>>>>>
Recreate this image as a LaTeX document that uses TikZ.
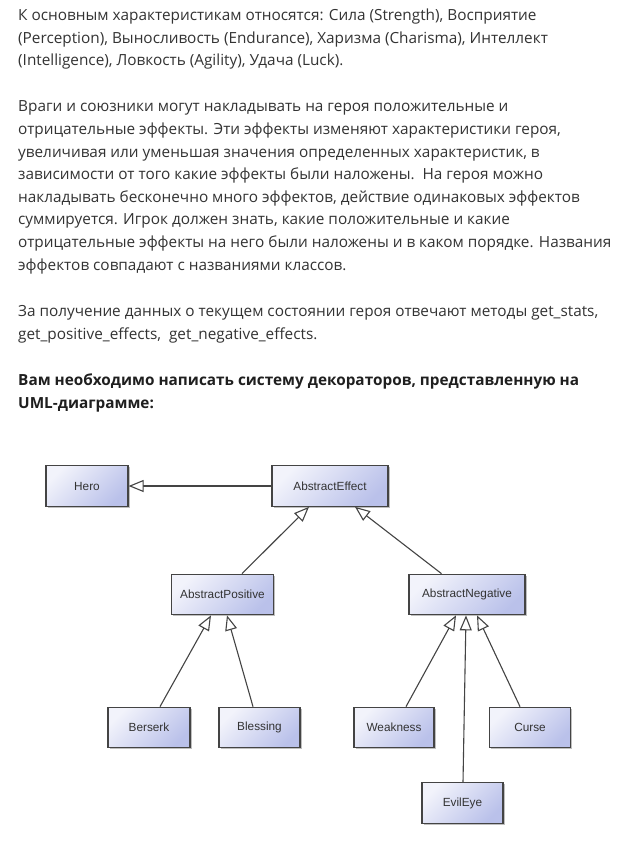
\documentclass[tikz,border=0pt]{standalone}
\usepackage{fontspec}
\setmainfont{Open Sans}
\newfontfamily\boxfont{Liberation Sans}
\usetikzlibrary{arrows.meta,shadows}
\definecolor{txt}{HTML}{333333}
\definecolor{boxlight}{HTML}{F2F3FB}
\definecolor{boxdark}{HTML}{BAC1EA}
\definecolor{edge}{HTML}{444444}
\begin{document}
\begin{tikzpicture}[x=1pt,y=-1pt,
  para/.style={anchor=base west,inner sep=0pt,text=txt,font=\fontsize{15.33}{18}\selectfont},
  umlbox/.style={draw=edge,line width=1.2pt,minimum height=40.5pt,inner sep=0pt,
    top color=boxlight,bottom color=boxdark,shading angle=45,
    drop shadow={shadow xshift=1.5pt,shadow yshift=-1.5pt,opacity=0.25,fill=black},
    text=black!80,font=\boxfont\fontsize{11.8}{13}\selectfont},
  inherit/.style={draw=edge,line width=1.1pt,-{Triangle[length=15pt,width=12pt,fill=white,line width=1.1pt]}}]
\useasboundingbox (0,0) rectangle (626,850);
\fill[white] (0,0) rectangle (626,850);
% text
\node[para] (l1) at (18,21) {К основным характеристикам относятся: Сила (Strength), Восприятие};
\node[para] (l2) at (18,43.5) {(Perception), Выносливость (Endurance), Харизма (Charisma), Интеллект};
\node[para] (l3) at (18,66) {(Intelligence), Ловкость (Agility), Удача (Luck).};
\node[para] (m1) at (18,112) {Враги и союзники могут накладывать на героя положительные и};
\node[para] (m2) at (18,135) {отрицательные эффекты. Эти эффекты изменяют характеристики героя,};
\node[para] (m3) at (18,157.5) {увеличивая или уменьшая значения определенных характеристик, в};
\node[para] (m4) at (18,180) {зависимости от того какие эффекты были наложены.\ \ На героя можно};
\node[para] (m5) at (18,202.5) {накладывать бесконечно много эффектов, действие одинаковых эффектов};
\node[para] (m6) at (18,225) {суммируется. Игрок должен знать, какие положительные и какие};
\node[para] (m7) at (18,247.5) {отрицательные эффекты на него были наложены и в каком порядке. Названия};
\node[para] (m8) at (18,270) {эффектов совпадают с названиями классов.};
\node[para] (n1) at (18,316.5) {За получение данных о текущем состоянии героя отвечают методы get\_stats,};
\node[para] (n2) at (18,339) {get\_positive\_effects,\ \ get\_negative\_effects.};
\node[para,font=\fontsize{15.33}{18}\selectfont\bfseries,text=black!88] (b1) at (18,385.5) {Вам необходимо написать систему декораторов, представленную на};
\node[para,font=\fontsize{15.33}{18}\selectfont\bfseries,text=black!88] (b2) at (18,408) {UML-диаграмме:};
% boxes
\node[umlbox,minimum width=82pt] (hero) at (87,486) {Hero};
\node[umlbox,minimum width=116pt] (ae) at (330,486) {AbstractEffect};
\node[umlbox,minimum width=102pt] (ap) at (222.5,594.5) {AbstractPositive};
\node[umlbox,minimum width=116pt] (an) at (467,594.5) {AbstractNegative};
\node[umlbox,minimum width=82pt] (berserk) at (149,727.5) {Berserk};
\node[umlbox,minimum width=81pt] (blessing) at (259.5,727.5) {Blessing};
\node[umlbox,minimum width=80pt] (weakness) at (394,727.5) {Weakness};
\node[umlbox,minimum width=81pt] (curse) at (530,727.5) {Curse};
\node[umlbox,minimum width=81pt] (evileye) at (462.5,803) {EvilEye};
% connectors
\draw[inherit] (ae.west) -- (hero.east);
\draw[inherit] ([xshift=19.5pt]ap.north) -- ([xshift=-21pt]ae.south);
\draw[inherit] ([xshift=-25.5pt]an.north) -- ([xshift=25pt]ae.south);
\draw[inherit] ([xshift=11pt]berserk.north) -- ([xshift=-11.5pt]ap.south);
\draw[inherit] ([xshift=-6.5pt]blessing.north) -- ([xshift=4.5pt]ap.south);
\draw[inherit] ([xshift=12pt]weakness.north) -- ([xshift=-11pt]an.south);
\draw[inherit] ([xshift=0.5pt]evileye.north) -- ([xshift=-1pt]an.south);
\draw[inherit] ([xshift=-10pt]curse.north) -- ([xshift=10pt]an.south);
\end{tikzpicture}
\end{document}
<<<<<
Work instructions: Leave the images out and output the remaining material exactly as it stands.

Solution to this exercise:
Recreate this image as a LaTeX document that uses TikZ.
\documentclass[tikz,border=0pt]{standalone}
\usepackage{fontspec}
\setmainfont{Open Sans}
\newfontfamily\boxfont{Liberation Sans}
\usetikzlibrary{arrows.meta,shadows}
\definecolor{txt}{HTML}{333333}
\definecolor{boxlight}{HTML}{F2F3FB}
\definecolor{boxdark}{HTML}{BAC1EA}
\definecolor{edge}{HTML}{444444}
\begin{document}
\begin{tikzpicture}[x=1pt,y=-1pt,
  para/.style={anchor=base west,inner sep=0pt,text=txt,font=\fontsize{15.33}{18}\selectfont},
  umlbox/.style={draw=edge,line width=1.2pt,minimum height=40.5pt,inner sep=0pt,
    top color=boxlight,bottom color=boxdark,shading angle=45,
    drop shadow={shadow xshift=1.5pt,shadow yshift=-1.5pt,opacity=0.25,fill=black},
    text=black!80,font=\boxfont\fontsize{11.8}{13}\selectfont},
  inherit/.style={draw=edge,line width=1.1pt,-{Triangle[length=15pt,width=12pt,fill=white,line width=1.1pt]}}]
\useasboundingbox (0,0) rectangle (626,850);
\fill[white] (0,0) rectangle (626,850);
% text
\node[para] (l1) at (18,21) {К основным характеристикам относятся: Сила (Strength), Восприятие};
\node[para] (l2) at (18,43.5) {(Perception), Выносливость (Endurance), Харизма (Charisma), Интеллект};
\node[para] (l3) at (18,66) {(Intelligence), Ловкость (Agility), Удача (Luck).};
\node[para] (m1) at (18,112) {Враги и союзники могут накладывать на героя положительные и};
\node[para] (m2) at (18,135) {отрицательные эффекты. Эти эффекты изменяют характеристики героя,};
\node[para] (m3) at (18,157.5) {увеличивая или уменьшая значения определенных характеристик, в};
\node[para] (m4) at (18,180) {зависимости от того какие эффекты были наложены.\ \ На героя можно};
\node[para] (m5) at (18,202.5) {накладывать бесконечно много эффектов, действие одинаковых эффектов};
\node[para] (m6) at (18,225) {суммируется. Игрок должен знать, какие положительные и какие};
\node[para] (m7) at (18,247.5) {отрицательные эффекты на него были наложены и в каком порядке. Названия};
\node[para] (m8) at (18,270) {эффектов совпадают с названиями классов.};
\node[para] (n1) at (18,316.5) {За получение данных о текущем состоянии героя отвечают методы get\_stats,};
\node[para] (n2) at (18,339) {get\_positive\_effects,\ \ get\_negative\_effects.};
\node[para,font=\fontsize{15.33}{18}\selectfont\bfseries,text=black!88] (b1) at (18,385.5) {Вам необходимо написать систему декораторов, представленную на};
\node[para,font=\fontsize{15.33}{18}\selectfont\bfseries,text=black!88] (b2) at (18,408) {UML-диаграмме:};
% boxes
\node[umlbox,minimum width=82pt] (hero) at (87,486) {Hero};
\node[umlbox,minimum width=116pt] (ae) at (330,486) {AbstractEffect};
\node[umlbox,minimum width=102pt] (ap) at (222.5,594.5) {AbstractPositive};
\node[umlbox,minimum width=116pt] (an) at (467,594.5) {AbstractNegative};
\node[umlbox,minimum width=82pt] (berserk) at (149,727.5) {Berserk};
\node[umlbox,minimum width=81pt] (blessing) at (259.5,727.5) {Blessing};
\node[umlbox,minimum width=80pt] (weakness) at (394,727.5) {Weakness};
\node[umlbox,minimum width=81pt] (curse) at (530,727.5) {Curse};
\node[umlbox,minimum width=81pt] (evileye) at (462.5,803) {EvilEye};
% connectors
\draw[inherit] (ae.west) -- (hero.east);
\draw[inherit] ([xshift=19.5pt]ap.north) -- ([xshift=-21pt]ae.south);
\draw[inherit] ([xshift=-25.5pt]an.north) -- ([xshift=25pt]ae.south);
\draw[inherit] ([xshift=11pt]berserk.north) -- ([xshift=-11.5pt]ap.south);
\draw[inherit] ([xshift=-6.5pt]blessing.north) -- ([xshift=4.5pt]ap.south);
\draw[inherit] ([xshift=12pt]weakness.north) -- ([xshift=-11pt]an.south);
\draw[inherit] ([xshift=0.5pt]evileye.north) -- ([xshift=-1pt]an.south);
\draw[inherit] ([xshift=-10pt]curse.north) -- ([xshift=10pt]an.south);
\end{tikzpicture}
\end{document}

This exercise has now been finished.